Data extracted from a collection
========================================================================
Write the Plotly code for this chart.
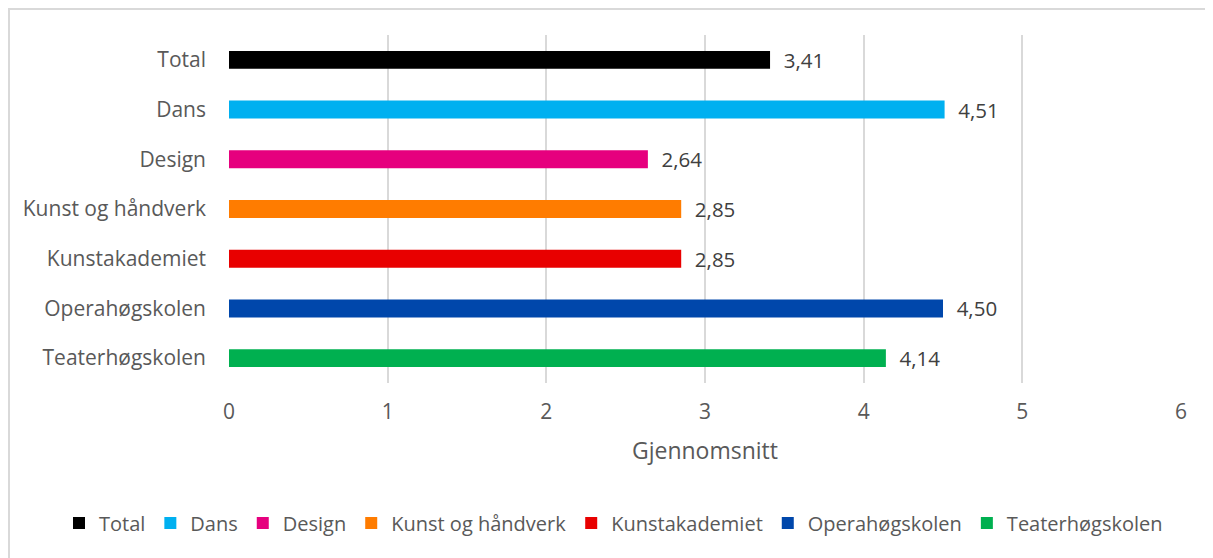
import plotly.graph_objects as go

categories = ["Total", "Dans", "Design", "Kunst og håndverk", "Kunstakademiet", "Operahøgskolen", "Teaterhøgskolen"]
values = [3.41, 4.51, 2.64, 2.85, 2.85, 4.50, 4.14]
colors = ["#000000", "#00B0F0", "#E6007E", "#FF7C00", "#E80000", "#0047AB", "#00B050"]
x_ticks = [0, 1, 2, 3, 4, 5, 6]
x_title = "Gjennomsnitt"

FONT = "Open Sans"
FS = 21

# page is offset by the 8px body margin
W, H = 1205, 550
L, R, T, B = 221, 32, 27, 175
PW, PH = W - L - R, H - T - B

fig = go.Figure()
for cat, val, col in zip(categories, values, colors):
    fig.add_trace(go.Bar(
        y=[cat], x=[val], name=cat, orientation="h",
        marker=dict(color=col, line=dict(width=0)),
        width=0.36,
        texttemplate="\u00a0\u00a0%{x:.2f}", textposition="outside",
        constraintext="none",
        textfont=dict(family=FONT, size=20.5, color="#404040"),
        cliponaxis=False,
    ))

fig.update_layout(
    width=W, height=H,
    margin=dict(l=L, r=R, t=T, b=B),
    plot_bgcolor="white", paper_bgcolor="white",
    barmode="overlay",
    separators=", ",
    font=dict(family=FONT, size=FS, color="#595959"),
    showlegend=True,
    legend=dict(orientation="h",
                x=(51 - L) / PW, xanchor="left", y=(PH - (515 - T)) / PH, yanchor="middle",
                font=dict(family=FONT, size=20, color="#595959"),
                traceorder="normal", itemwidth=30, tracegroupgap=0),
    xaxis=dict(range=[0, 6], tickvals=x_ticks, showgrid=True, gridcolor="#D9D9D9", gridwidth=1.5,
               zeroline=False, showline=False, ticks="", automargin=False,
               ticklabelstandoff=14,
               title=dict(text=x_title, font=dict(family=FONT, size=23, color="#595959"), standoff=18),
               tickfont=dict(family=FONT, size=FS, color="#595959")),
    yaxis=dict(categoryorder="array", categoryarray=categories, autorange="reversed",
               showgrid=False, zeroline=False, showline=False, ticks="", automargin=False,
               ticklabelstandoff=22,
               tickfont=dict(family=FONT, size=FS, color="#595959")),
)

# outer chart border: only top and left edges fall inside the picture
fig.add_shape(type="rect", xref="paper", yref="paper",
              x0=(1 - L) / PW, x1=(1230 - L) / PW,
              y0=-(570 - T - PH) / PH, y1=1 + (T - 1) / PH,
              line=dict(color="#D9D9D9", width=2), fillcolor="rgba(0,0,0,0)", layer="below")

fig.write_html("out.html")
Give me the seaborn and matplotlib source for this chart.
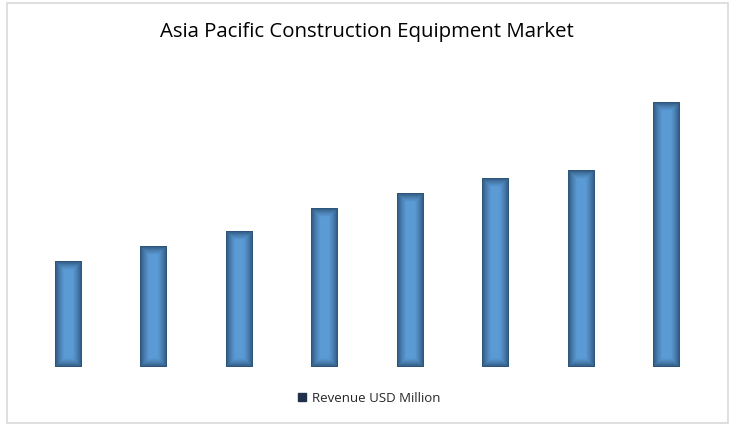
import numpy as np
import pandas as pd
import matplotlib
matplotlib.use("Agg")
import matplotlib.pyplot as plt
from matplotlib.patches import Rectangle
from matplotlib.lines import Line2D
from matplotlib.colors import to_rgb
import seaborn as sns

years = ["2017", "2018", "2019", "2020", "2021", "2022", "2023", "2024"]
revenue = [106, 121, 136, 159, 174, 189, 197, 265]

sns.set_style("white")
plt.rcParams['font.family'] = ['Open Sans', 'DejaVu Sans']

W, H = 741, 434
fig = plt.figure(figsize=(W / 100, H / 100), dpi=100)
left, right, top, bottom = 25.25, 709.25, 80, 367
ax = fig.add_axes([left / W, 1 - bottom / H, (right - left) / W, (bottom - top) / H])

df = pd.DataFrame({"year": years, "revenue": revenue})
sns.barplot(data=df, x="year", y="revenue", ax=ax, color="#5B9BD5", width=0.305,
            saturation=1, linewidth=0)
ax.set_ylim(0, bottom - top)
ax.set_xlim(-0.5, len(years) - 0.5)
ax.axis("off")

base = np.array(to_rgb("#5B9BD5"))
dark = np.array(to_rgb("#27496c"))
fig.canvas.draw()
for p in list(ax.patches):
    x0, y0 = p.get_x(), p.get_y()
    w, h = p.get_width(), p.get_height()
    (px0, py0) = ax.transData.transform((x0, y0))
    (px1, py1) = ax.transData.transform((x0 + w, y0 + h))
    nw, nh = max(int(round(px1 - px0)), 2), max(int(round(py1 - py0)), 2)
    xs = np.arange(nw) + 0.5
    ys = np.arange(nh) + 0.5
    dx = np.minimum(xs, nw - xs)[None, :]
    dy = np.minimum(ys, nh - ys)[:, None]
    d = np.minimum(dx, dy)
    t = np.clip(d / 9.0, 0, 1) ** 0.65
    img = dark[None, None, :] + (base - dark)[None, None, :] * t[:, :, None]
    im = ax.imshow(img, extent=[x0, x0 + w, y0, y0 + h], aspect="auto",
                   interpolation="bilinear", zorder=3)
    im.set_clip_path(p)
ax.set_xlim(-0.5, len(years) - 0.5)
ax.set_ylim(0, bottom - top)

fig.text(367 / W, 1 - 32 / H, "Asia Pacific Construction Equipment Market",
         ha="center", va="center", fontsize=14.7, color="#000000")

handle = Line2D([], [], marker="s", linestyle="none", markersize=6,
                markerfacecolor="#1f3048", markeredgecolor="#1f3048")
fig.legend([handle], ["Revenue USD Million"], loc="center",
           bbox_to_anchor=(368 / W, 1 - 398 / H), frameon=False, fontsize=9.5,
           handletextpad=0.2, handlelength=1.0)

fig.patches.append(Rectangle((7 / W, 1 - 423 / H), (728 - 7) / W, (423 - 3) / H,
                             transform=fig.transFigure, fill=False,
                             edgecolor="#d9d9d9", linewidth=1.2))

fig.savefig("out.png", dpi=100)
========================================================================
*The exercise*:
Reproduce each line exactly, please, except for any pictures.

*Written answer*:
Write the Plotly code for this chart.
import plotly.graph_objects as go

categories = ["Total", "Dans", "Design", "Kunst og håndverk", "Kunstakademiet", "Operahøgskolen", "Teaterhøgskolen"]
values = [3.41, 4.51, 2.64, 2.85, 2.85, 4.50, 4.14]
colors = ["#000000", "#00B0F0", "#E6007E", "#FF7C00", "#E80000", "#0047AB", "#00B050"]
x_ticks = [0, 1, 2, 3, 4, 5, 6]
x_title = "Gjennomsnitt"

FONT = "Open Sans"
FS = 21

# page is offset by the 8px body margin
W, H = 1205, 550
L, R, T, B = 221, 32, 27, 175
PW, PH = W - L - R, H - T - B

fig = go.Figure()
for cat, val, col in zip(categories, values, colors):
    fig.add_trace(go.Bar(
        y=[cat], x=[val], name=cat, orientation="h",
        marker=dict(color=col, line=dict(width=0)),
        width=0.36,
        texttemplate="\u00a0\u00a0%{x:.2f}", textposition="outside",
        constraintext="none",
        textfont=dict(family=FONT, size=20.5, color="#404040"),
        cliponaxis=False,
    ))

fig.update_layout(
    width=W, height=H,
    margin=dict(l=L, r=R, t=T, b=B),
    plot_bgcolor="white", paper_bgcolor="white",
    barmode="overlay",
    separators=", ",
    font=dict(family=FONT, size=FS, color="#595959"),
    showlegend=True,
    legend=dict(orientation="h",
                x=(51 - L) / PW, xanchor="left", y=(PH - (515 - T)) / PH, yanchor="middle",
                font=dict(family=FONT, size=20, color="#595959"),
                traceorder="normal", itemwidth=30, tracegroupgap=0),
    xaxis=dict(range=[0, 6], tickvals=x_ticks, showgrid=True, gridcolor="#D9D9D9", gridwidth=1.5,
               zeroline=False, showline=False, ticks="", automargin=False,
               ticklabelstandoff=14,
               title=dict(text=x_title, font=dict(family=FONT, size=23, color="#595959"), standoff=18),
               tickfont=dict(family=FONT, size=FS, color="#595959")),
    yaxis=dict(categoryorder="array", categoryarray=categories, autorange="reversed",
               showgrid=False, zeroline=False, showline=False, ticks="", automargin=False,
               ticklabelstandoff=22,
               tickfont=dict(family=FONT, size=FS, color="#595959")),
)

# outer chart border: only top and left edges fall inside the picture
fig.add_shape(type="rect", xref="paper", yref="paper",
              x0=(1 - L) / PW, x1=(1230 - L) / PW,
              y0=-(570 - T - PH) / PH, y1=1 + (T - 1) / PH,
              line=dict(color="#D9D9D9", width=2), fillcolor="rgba(0,0,0,0)", layer="below")

fig.write_html("out.html")
Give me the seaborn and matplotlib source for this chart.
import numpy as np
import pandas as pd
import matplotlib
matplotlib.use("Agg")
import matplotlib.pyplot as plt
from matplotlib.patches import Rectangle
from matplotlib.lines import Line2D
from matplotlib.colors import to_rgb
import seaborn as sns

years = ["2017", "2018", "2019", "2020", "2021", "2022", "2023", "2024"]
revenue = [106, 121, 136, 159, 174, 189, 197, 265]

sns.set_style("white")
plt.rcParams['font.family'] = ['Open Sans', 'DejaVu Sans']

W, H = 741, 434
fig = plt.figure(figsize=(W / 100, H / 100), dpi=100)
left, right, top, bottom = 25.25, 709.25, 80, 367
ax = fig.add_axes([left / W, 1 - bottom / H, (right - left) / W, (bottom - top) / H])

df = pd.DataFrame({"year": years, "revenue": revenue})
sns.barplot(data=df, x="year", y="revenue", ax=ax, color="#5B9BD5", width=0.305,
            saturation=1, linewidth=0)
ax.set_ylim(0, bottom - top)
ax.set_xlim(-0.5, len(years) - 0.5)
ax.axis("off")

base = np.array(to_rgb("#5B9BD5"))
dark = np.array(to_rgb("#27496c"))
fig.canvas.draw()
for p in list(ax.patches):
    x0, y0 = p.get_x(), p.get_y()
    w, h = p.get_width(), p.get_height()
    (px0, py0) = ax.transData.transform((x0, y0))
    (px1, py1) = ax.transData.transform((x0 + w, y0 + h))
    nw, nh = max(int(round(px1 - px0)), 2), max(int(round(py1 - py0)), 2)
    xs = np.arange(nw) + 0.5
    ys = np.arange(nh) + 0.5
    dx = np.minimum(xs, nw - xs)[None, :]
    dy = np.minimum(ys, nh - ys)[:, None]
    d = np.minimum(dx, dy)
    t = np.clip(d / 9.0, 0, 1) ** 0.65
    img = dark[None, None, :] + (base - dark)[None, None, :] * t[:, :, None]
    im = ax.imshow(img, extent=[x0, x0 + w, y0, y0 + h], aspect="auto",
                   interpolation="bilinear", zorder=3)
    im.set_clip_path(p)
ax.set_xlim(-0.5, len(years) - 0.5)
ax.set_ylim(0, bottom - top)

fig.text(367 / W, 1 - 32 / H, "Asia Pacific Construction Equipment Market",
         ha="center", va="center", fontsize=14.7, color="#000000")

handle = Line2D([], [], marker="s", linestyle="none", markersize=6,
                markerfacecolor="#1f3048", markeredgecolor="#1f3048")
fig.legend([handle], ["Revenue USD Million"], loc="center",
           bbox_to_anchor=(368 / W, 1 - 398 / H), frameon=False, fontsize=9.5,
           handletextpad=0.2, handlelength=1.0)

fig.patches.append(Rectangle((7 / W, 1 - 423 / H), (728 - 7) / W, (423 - 3) / H,
                             transform=fig.transFigure, fill=False,
                             edgecolor="#d9d9d9", linewidth=1.2))

fig.savefig("out.png", dpi=100)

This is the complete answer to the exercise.